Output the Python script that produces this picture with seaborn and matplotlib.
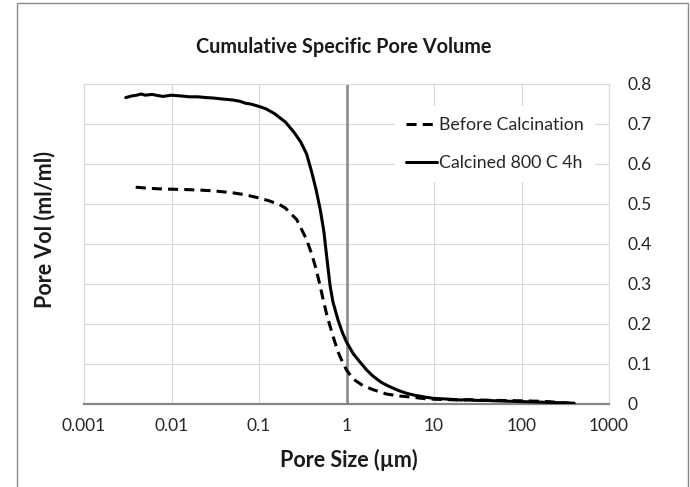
import matplotlib
matplotlib.use("Agg")
import matplotlib.pyplot as plt
import seaborn as sns
import pandas as pd
from matplotlib.patches import Rectangle

# ---- data ----
calc_x = [0.003, 0.0035, 0.004, 0.0045, 0.005, 0.006, 0.007, 0.008, 0.01, 0.013,
          0.016, 0.02, 0.025, 0.03, 0.04, 0.05, 0.06, 0.07, 0.08, 0.1, 0.12, 0.15,
          0.2, 0.25, 0.3, 0.35, 0.4, 0.45, 0.5, 0.55, 0.6, 0.65, 0.7, 0.8, 0.9, 1.0,
          1.2, 1.4, 1.7, 2.0, 2.5, 3, 4, 5, 6, 8, 10, 15, 20, 25, 30, 40, 50, 70,
          100, 150, 200, 300, 400]
calc_y = [0.766, 0.770, 0.772, 0.775, 0.772, 0.774, 0.771, 0.769, 0.772, 0.770,
          0.768, 0.768, 0.766, 0.765, 0.762, 0.760, 0.757, 0.752, 0.750, 0.744, 0.738, 0.726,
          0.705, 0.680, 0.655, 0.625, 0.580, 0.535, 0.487, 0.433, 0.360, 0.295, 0.255, 0.210, 0.178, 0.155,
          0.125, 0.107, 0.085, 0.070, 0.054, 0.045, 0.033, 0.026, 0.022, 0.017, 0.014, 0.012, 0.010, 0.011, 0.009, 0.009, 0.008, 0.007,
          0.006, 0.005, 0.004, 0.003, 0.002]

before_x = [0.0039, 0.005, 0.007, 0.01, 0.015, 0.02, 0.03, 0.05, 0.07, 0.1, 0.13, 0.17,
            0.2, 0.27, 0.35, 0.4, 0.45, 0.5, 0.54, 0.6, 0.7, 0.8, 0.9, 1.0, 1.2, 1.54,
            2, 2.85, 4, 5.7, 8, 10, 20, 30, 50, 100, 150, 200, 300, 350]
before_y = [0.542, 0.540, 0.538, 0.537, 0.536, 0.535, 0.533, 0.528, 0.523, 0.515, 0.508, 0.499,
            0.490, 0.461, 0.411, 0.375, 0.337, 0.295, 0.262, 0.220, 0.170, 0.130, 0.105, 0.085, 0.062, 0.046,
            0.036, 0.025, 0.020, 0.017, 0.013, 0.012, 0.010, 0.010, 0.009, 0.008, 0.007, 0.006, 0.003, 0.002]

label_before = "Before Calcination"
label_calc = "Calcined 800 C 4h"
x_ticks = [0.001, 0.01, 0.1, 1, 10, 100, 1000]
x_ticklabels = ["0.001", "0.01", "0.1", "1", "10", "100", "1000"]
y_ticks = [0, 0.1, 0.2, 0.3, 0.4, 0.5, 0.6, 0.7, 0.8]
y_ticklabels = ["0", "0.1", "0.2", "0.3", "0.4", "0.5", "0.6", "0.7", "0.8"]

sns.set_style("white")
plt.rcParams["font.family"] = ["Lato", "DejaVu Sans"]

fig = plt.figure(figsize=(6.9, 4.87), dpi=100)
ax = fig.add_axes([84/690, 1-404/487, (609-84)/690, (404-84)/487])

grid_c = "#d9d9d9"
axis_c = "#868686"

df_b = pd.DataFrame({"x": before_x, "y": before_y})
df_c = pd.DataFrame({"x": calc_x, "y": calc_y})

ax.axvline(1, color="#8c8c8c", lw=1.9, zorder=1.5)
sns.lineplot(data=df_b, x="x", y="y", ax=ax, color="black", lw=2.2,
             linestyle=(0, (3.3, 2.0)), label=label_before, zorder=3)
sns.lineplot(data=df_c, x="x", y="y", ax=ax, color="black", lw=2.2,
             label=label_calc, zorder=3)

ax.set_xscale("log")
ax.set_xlim(0.001, 1000)
ax.set_ylim(0, 0.8)
ax.set_xticks(x_ticks)
ax.set_xticklabels(x_ticklabels)
ax.minorticks_off()
ax.set_yticks(y_ticks)
ax.set_yticklabels(y_ticklabels)
ax.yaxis.tick_right()
ax.set_xlabel("")
ax.set_ylabel("")

ax.grid(True, color=grid_c, lw=0.8)
ax.set_axisbelow(True)
for s in ["top", "right", "left"]:
    ax.spines[s].set_color(grid_c)
    ax.spines[s].set_linewidth(0.8)
ax.spines["bottom"].set_color(axis_c)
ax.spines["bottom"].set_linewidth(1.6)

ax.tick_params(axis="x", direction="out", length=4, width=1.6, color=axis_c,
               labelsize=12.5, labelcolor="#262626", pad=6)
ax.tick_params(axis="y", length=0, labelsize=12.5, labelcolor="#262626", pad=13,
               labelright=True, labelleft=False)

leg = ax.legend(loc="center left", bbox_to_anchor=((386-84)/525, (404-144)/320),
                frameon=True, fontsize=12.8, handlelength=1.75, handletextpad=0.15,
                labelspacing=1.25, borderpad=0.6)
leg.get_frame().set_facecolor("white")
leg.get_frame().set_edgecolor("none")
leg.get_frame().set_alpha(1)
for t in leg.get_texts():
    t.set_color("#262626")

fig.text(344/690, 1-47/487, "Cumulative Specific Pore Volume", ha="center", va="center",
         fontsize=14.3, fontweight="bold", color="#1a1a1a")
fig.text(349/690, 1-460/487, "Pore Size (\u00b5m)", ha="center", va="center",
         fontsize=15.5, fontweight="bold", color="#1a1a1a")
fig.text(45/690, 1-230/487, "Pore Vol (ml/ml)", ha="center", va="center", rotation=90,
         fontsize=15.5, fontweight="bold", color="#1a1a1a")

fig.patches.append(Rectangle((17/690, -0.05), (688-17)/690, 1.05-3/487,
                             transform=fig.transFigure, fill=False,
                             edgecolor="#8a8a8a", lw=1.0))

fig.savefig("out.png", dpi=100)
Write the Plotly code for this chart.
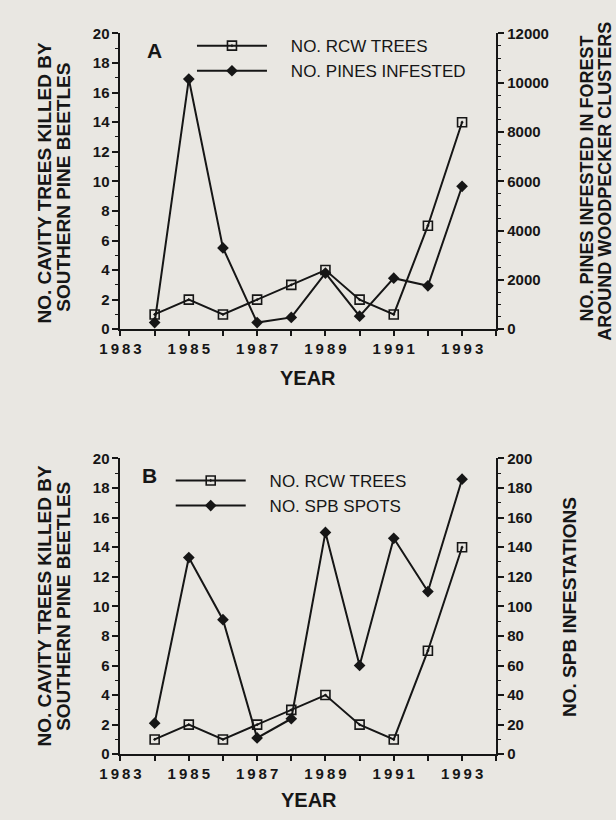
import plotly.graph_objects as go

W, H = 616, 820

# --- data ---
years = [1984, 1985, 1986, 1987, 1988, 1989, 1990, 1991, 1992, 1993]
rcw_trees = [1, 2, 1, 2, 3, 4, 2, 1, 7, 14]
pines_infested = [270, 10150, 3300, 270, 480, 2280, 530, 2070, 1760, 5800]
spb_spots = [21, 133, 91, 11, 24, 150, 60, 146, 110, 186]

year_ticks = [1983, 1985, 1987, 1989, 1991, 1993]
year_labels = ["\u2009".join(str(y)) for y in year_ticks]

BG = "#e9e7e2"
INK = "#161616"
FONT = "Liberation Sans"
GAP = "\u00a0" * 4  # pushes legend text away from the key line


def px(x):
    return x / W


def py(y):
    return 1 - y / H


x_dom = [px(103), px(492)]
a_dom = [py(327), py(25)]
b_dom = [py(761), py(459)]

fig = go.Figure()

square = dict(symbol="square-open-dot", size=9, color=INK, line=dict(width=1.6, color=INK))
diamond = dict(symbol="diamond", size=9, color=INK, line=dict(width=0))
line = dict(color=INK, width=2)

# --- Panel A ---
fig.add_trace(go.Scatter(
    x=years, y=rcw_trees, mode="lines+markers", name=GAP + "NO. RCW TREES",
    line=line, marker=square, xaxis="x", yaxis="y", legend="legend", cliponaxis=False,
))
fig.add_trace(go.Scatter(
    x=years, y=pines_infested, mode="lines+markers", name=GAP + "NO. PINES INFESTED",
    line=line, marker=diamond, xaxis="x", yaxis="y2", legend="legend", cliponaxis=False,
))

# --- Panel B ---
fig.add_trace(go.Scatter(
    x=years, y=rcw_trees, mode="lines+markers", name=GAP + "NO. RCW TREES",
    line=line, marker=square, xaxis="x2", yaxis="y3", legend="legend2", cliponaxis=False,
))
fig.add_trace(go.Scatter(
    x=years, y=spb_spots, mode="lines+markers", name=GAP + "NO. SPB SPOTS",
    line=line, marker=diamond, xaxis="x2", yaxis="y4", legend="legend2", cliponaxis=False,
))

tickfont = dict(family=FONT, size=15, color=INK, weight="bold")

xaxis_common = dict(
    domain=x_dom, range=[1983, 1994], tickvals=year_ticks, ticktext=year_labels,
    ticks="outside", ticklen=5, tickwidth=1.5, tickcolor=INK,
    minor=dict(dtick=1, tick0=1983, ticks="outside", ticklen=5, tickwidth=1.5, tickcolor=INK),
    showline=True, linecolor=INK, linewidth=2, showgrid=False, zeroline=False,
    tickfont=tickfont, fixedrange=True,
)


def yaxis_common(rng, dtick, minor, side="left"):
    return dict(
        range=rng, dtick=dtick, tick0=0, side=side, tickformat="d",
        ticks="outside", ticklen=6, tickwidth=1.5, tickcolor=INK,
        minor=dict(dtick=minor, tick0=0, ticks="outside", ticklen=3, tickwidth=1.2, tickcolor=INK),
        showline=True, linecolor=INK, linewidth=2, showgrid=False, zeroline=False,
        tickfont=tickfont, fixedrange=True,
    )


legend_font = dict(family=FONT, size=17, color=INK)

fig.update_layout(
    width=W, height=H,
    margin=dict(l=0, r=0, t=0, b=0),
    paper_bgcolor=BG, plot_bgcolor=BG,
    xaxis=dict(xaxis_common, anchor="y"),
    yaxis=dict(yaxis_common([0, 20], 2, 1), domain=a_dom, anchor="x"),
    yaxis2=dict(yaxis_common([0, 12000], 2000, 500, "right"), overlaying="y", anchor="x"),
    xaxis2=dict(xaxis_common, anchor="y3"),
    yaxis3=dict(yaxis_common([0, 20], 2, 1), domain=b_dom, anchor="x2"),
    yaxis4=dict(yaxis_common([0, 200], 20, 10, "right"), overlaying="y3", anchor="x2"),
    legend=dict(
        x=px(177), y=py(19.5), xanchor="left", yanchor="top",
        bgcolor="rgba(0,0,0,0)", font=legend_font, itemwidth=70,
        tracegroupgap=0,
    ),
    legend2=dict(
        x=px(155), y=py(463.5), xanchor="left", yanchor="top",
        bgcolor="rgba(0,0,0,0)", font=legend_font, itemwidth=70,
        tracegroupgap=0,
    ),
    showlegend=True,
)


def note(text, x, y, size=19, angle=0, weight="bold"):
    fig.add_annotation(
        text=text, x=px(x), y=py(y), xref="paper", yref="paper",
        showarrow=False, textangle=angle, xanchor="center", yanchor="middle",
        font=dict(family=FONT, size=size, color=INK, weight=weight),
    )


# panel letters
note("A", 138, 42, size=21)
note("B", 133, 476, size=21)

# x titles
note("YEAR", 297, 377, size=20)
note("YEAR", 298, 808, size=20)

# left titles
note("NO. CAVITY TREES KILLED BY", 24, 178, angle=-90)
note("SOUTHERN PINE BEETLES", 44, 182, angle=-90)
note("NO. CAVITY TREES KILLED BY", 24, 610, angle=-90)
note("SOUTHERN PINE BEETLES", 44, 610, angle=-90)

# right titles
note("NO. PINES INFESTED IN FOREST", 586, 173, size=18, angle=-90)
note("AROUND WOODPECKER CLUSTERS", 605, 176, size=18, angle=-90)
note("NO. SPB INFESTATIONS", 568, 611, angle=-90)

fig.write_html(
    "out.html",
    config={"displayModeBar": False},
    post_script="document.body.style.margin='0';document.body.style.overflow='hidden';",
)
******************************
▶ Written request
Reproduce, word for word, every line from the start of the records down to and including the line with "from matplotlib.patches import Rectangle"; skip the pictures.

▶ Response
Output the Python script that produces this picture with seaborn and matplotlib.
import matplotlib
matplotlib.use("Agg")
import matplotlib.pyplot as plt
import seaborn as sns
import pandas as pd
from matplotlib.patches import Rectangle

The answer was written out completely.